## Problem to solve
Reproduce exactly, and only, the lines of the material below running from the line bearing "Reproduce this chart with Plotly.js." through the line bearing "const py = v => 1 - v / H;". Leave any pictures out.
──────── Data for processing ────────
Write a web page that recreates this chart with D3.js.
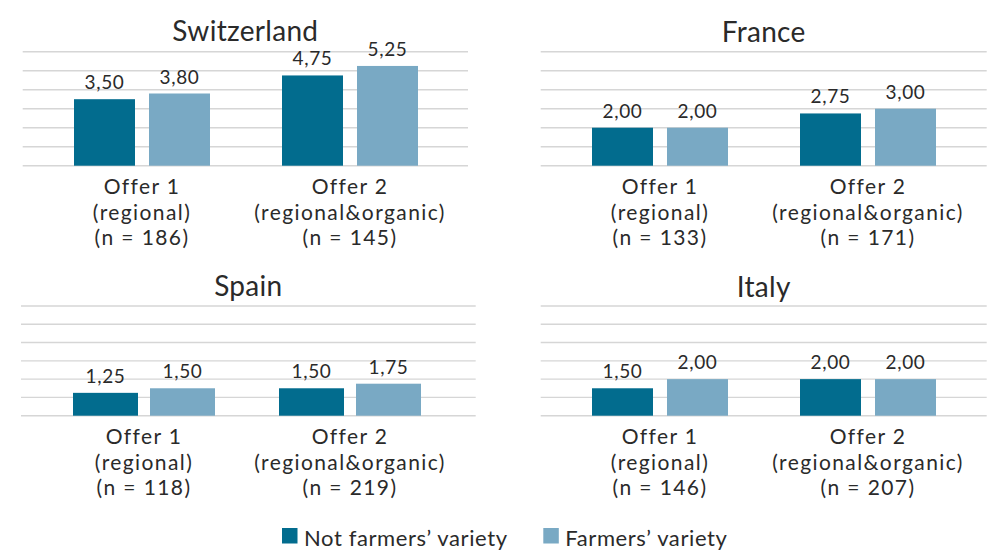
<!DOCTYPE html>
<html>
<head>
<meta charset="utf-8">
<script src="https://cdn.jsdelivr.net/npm/d3@7"></script>
<style>
  html, body { margin: 0; padding: 0; background: #fff; }
  svg { display: block; font-family: Lato, "Noto Sans", sans-serif; }
  .txt { fill: #2a2a2a; font-weight: 400; }
</style>
</head>
<body>
<div id="chart"></div>
<script>
// data
const countries = ["Switzerland", "France", "Spain", "Italy"];
const offers = ["Offer 1", "Offer 2"];
const offerSub = ["(regional)", "(regional&organic)"];
const sampleSizes = [[186, 145], [133, 171], [118, 219], [146, 207]];
const seriesNames = ["Not farmers’ variety", "Farmers’ variety"];
const notFarmers = [[3.50, 4.75], [2.00, 2.75], [1.25, 1.50], [1.50, 2.00]];
const farmers = [[3.80, 5.25], [2.00, 3.00], [1.50, 1.75], [2.00, 2.00]];
const yTicks = [0, 1, 2, 3, 4, 5, 6];

const colors = ["#026c8e", "#79a9c4"];

// panel placement
const panels = [
  {gx: [22.7, 468], band: [38, 454], groupW: 136, top: 51.7, base: 165.7, titleY: 41},
  {gx: [540.7, 986.7], band: [556, 972], groupW: 136, top: 51.7, base: 165.7, titleY: 41.5},
  {gx: [21, 475.7], band: [41, 453], groupW: 142, top: 306, base: 415.7, titleY: 295.5},
  {gx: [540.7, 986.7], band: [556, 972], groupW: 136, top: 306, base: 415.7, titleY: 296.5}
];

const fmt = d3.formatLocale({decimal: ",", thousands: ".", grouping: [3], currency: ["", ""]}).format(".2f");

const svg = d3.select("#chart").append("svg")
  .attr("width", 996)
  .attr("height", 551);

countries.forEach((country, ci) => {
  const p = panels[ci];
  const g = svg.append("g").attr("class", "panel");

  const y = d3.scaleLinear().domain([0, 6]).range([p.base, p.top]);
  const x0 = d3.scaleBand().domain(offers).range(p.band);

  // gridlines
  g.append("g").selectAll("line")
    .data(yTicks)
    .enter().append("line")
    .attr("x1", p.gx[0])
    .attr("x2", p.gx[1])
    .attr("y1", d => y(d))
    .attr("y2", d => y(d))
    .style("stroke", "#d6d6d6")
    .style("stroke-width", 1.4);

  // title
  g.append("text")
    .attr("class", "txt")
    .attr("x", (p.gx[0] + p.gx[1]) / 2)
    .attr("y", p.titleY)
    .attr("text-anchor", "middle")
    .style("font-size", "28px")
    .style("letter-spacing", "0.3px")
    .text(country);

  offers.forEach((offer, oi) => {
    const cx = x0(offer) + x0.bandwidth() / 2;
    const x1 = d3.scaleBand().domain(seriesNames)
      .range([cx - p.groupW / 2, cx + p.groupW / 2])
      .paddingInner(p.groupW === 136 ? 14 / 75 : 12 / 77);

    const vals = [notFarmers[ci][oi], farmers[ci][oi]];
    const grp = g.append("g");

    grp.selectAll("rect")
      .data(vals)
      .enter().append("rect")
      .attr("x", (d, i) => x1(seriesNames[i]))
      .attr("y", d => y(d))
      .attr("width", x1.bandwidth())
      .attr("height", d => y(0) - y(d))
      .style("fill", (d, i) => colors[i]);

    grp.selectAll("text.val")
      .data(vals)
      .enter().append("text")
      .attr("class", "val txt")
      .attr("x", (d, i) => x1(seriesNames[i]) + x1.bandwidth() / 2)
      .attr("y", d => y(d) - 10)
      .attr("text-anchor", "middle")
      .style("font-size", "19px")
      .style("letter-spacing", "0.6px")
      .text(d => fmt(d));

    // category label
    const lines = [offer, offerSub[oi], "(n = " + sampleSizes[ci][oi] + ")"];
    grp.selectAll("text.cat")
      .data(lines)
      .enter().append("text")
      .attr("class", "cat txt")
      .attr("x", cx)
      .attr("y", (d, i) => p.base + 28.5 + i * 25.5)
      .attr("text-anchor", "middle")
      .style("font-size", "21px")
      .style("letter-spacing", "1.4px")
      .text(d => d);
  });
});

// legend
const legendX = [282, 543.3];
const legend = svg.append("g").attr("class", "legend");
const items = legend.selectAll("g")
  .data(seriesNames)
  .enter().append("g")
  .attr("transform", (d, i) => "translate(" + legendX[i] + ",528)");

items.append("rect")
  .attr("width", 15.5)
  .attr("height", 15.5)
  .style("fill", (d, i) => colors[i]);

items.append("text")
  .attr("class", "txt")
  .attr("x", 22)
  .attr("y", 17.5)
  .style("font-size", "22px")
  .style("letter-spacing", "0.6px")
  .text(d => d);
</script>
</body>
</html>
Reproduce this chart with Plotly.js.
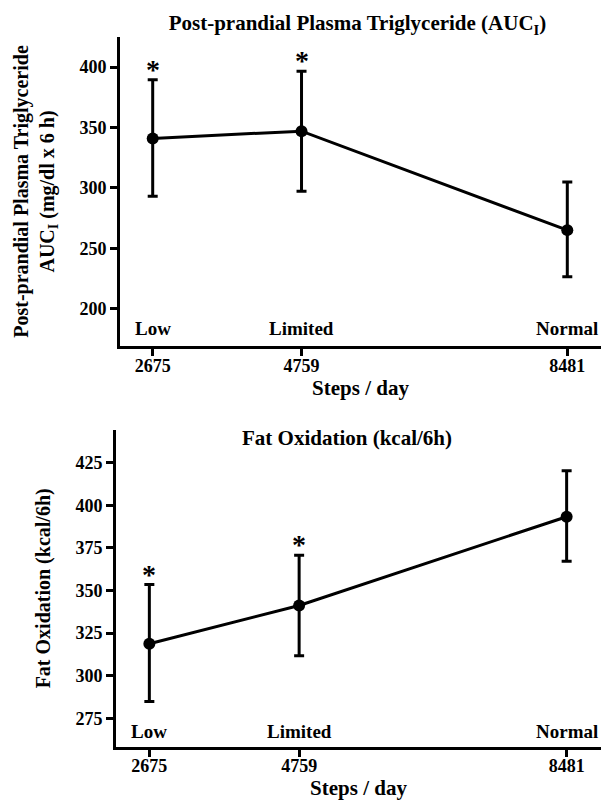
<!DOCTYPE html>
<html>
<head>
<meta charset="utf-8">
<script src="https://cdn.plot.ly/plotly-3.0.1.min.js"></script>
<style>html,body{margin:0;padding:0;background:#fff;}#chart{width:601px;height:802px;}</style>
</head>
<body>
<div id="chart"></div>
<script>
// Data
const steps = [2675, 4759, 8481];
const groupLabels = ['Low', 'Limited', 'Normal'];
const tgMean = [341, 347, 265];
const tgErrPlus = [48.5, 49.7, 39.8];
const tgErrMinus = [48, 49.8, 38.6];
const tgSignificant = [true, true, false];
const fatMean = [318.7, 341.2, 393.3];
const fatErrPlus = [34.8, 29.5, 27];
const fatErrMinus = [33.8, 29.5, 26.1];
const fatSignificant = [true, true, false];
const tgTicks = [200, 250, 300, 350, 400];
const fatTicks = [275, 300, 325, 350, 375, 400, 425];

const FONT = '"Liberation Serif", serif';
const W = 601, H = 802;
const px = v => v / W;
const py = v => 1 - v / H;

const lineStyle = {color: '#000', width: 3};
function trace(x, y, plus, minus, xa, ya) {
  return {
    type: 'scatter', mode: 'lines+markers', x: x, y: y,
    xaxis: xa, yaxis: ya,
    line: lineStyle,
    marker: {color: '#000', size: 12},
    error_y: {type: 'data', array: plus, arrayminus: minus, symmetric: false,
              color: '#000', thickness: 3, width: 5},
    showlegend: false, hoverinfo: 'x+y'
  };
}

const data = [
  trace(steps, tgMean, tgErrPlus, tgErrMinus, 'x', 'y'),
  trace(steps, fatMean, fatErrPlus, fatErrMinus, 'x2', 'y2')
];

const axisBase = {
  showline: true, linecolor: '#000', linewidth: 3,
  ticks: 'outside', ticklen: 7, tickwidth: 3, tickcolor: '#000',
  showgrid: false, zeroline: false,
  tickfont: {family: FONT, size: 18, color: '#000', weight: 'bold'}
};

const labelFont = {family: FONT, size: 19, color: '#000'};
const starFont = {family: FONT, size: 28, color: '#000'};
const annotations = [];
steps.forEach((s, i) => {
  annotations.push({xref: 'x', yref: 'paper', x: s, y: py(328), text: '<b>' + groupLabels[i] + '</b>',
    showarrow: false, xanchor: 'center', yanchor: 'middle', font: labelFont});
  annotations.push({xref: 'x2', yref: 'paper', x: s, y: py(731.7), text: '<b>' + groupLabels[i] + '</b>',
    showarrow: false, xanchor: 'center', yanchor: 'middle', font: labelFont});
  if (tgSignificant[i]) {
    annotations.push({xref: 'x', yref: 'y', x: s, y: tgMean[i] + tgErrPlus[i], text: '<b>*</b>',
      showarrow: false, xanchor: 'center', yanchor: 'bottom', yshift: -7, font: starFont});
  }
  if (fatSignificant[i]) {
    annotations.push({xref: 'x2', yref: 'y2', x: s, y: fatMean[i] + fatErrPlus[i], text: '<b>*</b>',
      showarrow: false, xanchor: 'center', yanchor: 'bottom', yshift: -7, font: starFont});
  }
});
// Bottom panel title
annotations.push({xref: 'paper', yref: 'paper', x: px(347), y: py(438), text: '<b>Fat Oxidation (kcal/6h)</b>',
  showarrow: false, xanchor: 'center', yanchor: 'middle', font: {family: FONT, size: 21, color: '#000'}});

const layout = {
  width: W, height: H,
  margin: {l: 0, r: 0, t: 0, b: 0},
  paper_bgcolor: '#fff', plot_bgcolor: '#fff',
  font: {family: FONT, color: '#000'},
  title: {text: '<b>Post-prandial Plasma Triglyceride (AUC<sub>I</sub>)</b>',
    x: px(357.5), y: py(23), xref: 'paper', yref: 'paper', xanchor: 'center', yanchor: 'middle',
    font: {family: FONT, size: 21, color: '#000'}},
  xaxis: Object.assign({}, axisBase, {
    domain: [px(120), 1], anchor: 'y', range: [2217, 8953],
    tickvals: steps, ticktext: steps.map(String), ticklabelstandoff: -6,
    title: {text: '<b>Steps / day</b>', font: {family: FONT, size: 21, color: '#000'}, standoff: 2}
  }),
  yaxis: Object.assign({}, axisBase, {
    domain: [py(346), py(37)], anchor: 'x', range: [169, 425],
    tickvals: tgTicks,
    title: {text: '<b>Post-prandial Plasma Triglyceride<br>AUC<sub>I</sub> (mg/dl x 6 h)</b>',
      font: {family: FONT, size: 20, color: '#000'}, standoff: 20}
  }),
  xaxis2: Object.assign({}, axisBase, {
    domain: [px(116), 1], anchor: 'y2', range: [2211, 8959],
    tickvals: steps, ticktext: steps.map(String), ticklabelstandoff: -6,
    title: {text: '<b>Steps / day</b>', font: {family: FONT, size: 21, color: '#000'}, standoff: 2}
  }),
  yaxis2: Object.assign({}, axisBase, {
    domain: [py(746.7), py(430)], anchor: 'x2', range: [258.3, 444.2],
    tickvals: fatTicks,
    title: {text: '<b>Fat Oxidation (kcal/6h)</b>', font: {family: FONT, size: 20, color: '#000'}, standoff: 20}
  }),
  annotations: annotations
};

Plotly.newPlot('chart', data, layout, {displayModeBar: false, staticPlot: true});
</script>
</body>
</html>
────────
## Exercise solution
Reproduce this chart with Plotly.js.
<!DOCTYPE html>
<html>
<head>
<meta charset="utf-8">
<script src="https://cdn.plot.ly/plotly-3.0.1.min.js"></script>
<style>html,body{margin:0;padding:0;background:#fff;}#chart{width:601px;height:802px;}</style>
</head>
<body>
<div id="chart"></div>
<script>
// Data
const steps = [2675, 4759, 8481];
const groupLabels = ['Low', 'Limited', 'Normal'];
const tgMean = [341, 347, 265];
const tgErrPlus = [48.5, 49.7, 39.8];
const tgErrMinus = [48, 49.8, 38.6];
const tgSignificant = [true, true, false];
const fatMean = [318.7, 341.2, 393.3];
const fatErrPlus = [34.8, 29.5, 27];
const fatErrMinus = [33.8, 29.5, 26.1];
const fatSignificant = [true, true, false];
const tgTicks = [200, 250, 300, 350, 400];
const fatTicks = [275, 300, 325, 350, 375, 400, 425];

const FONT = '"Liberation Serif", serif';
const W = 601, H = 802;
const px = v => v / W;
const py = v => 1 - v / H;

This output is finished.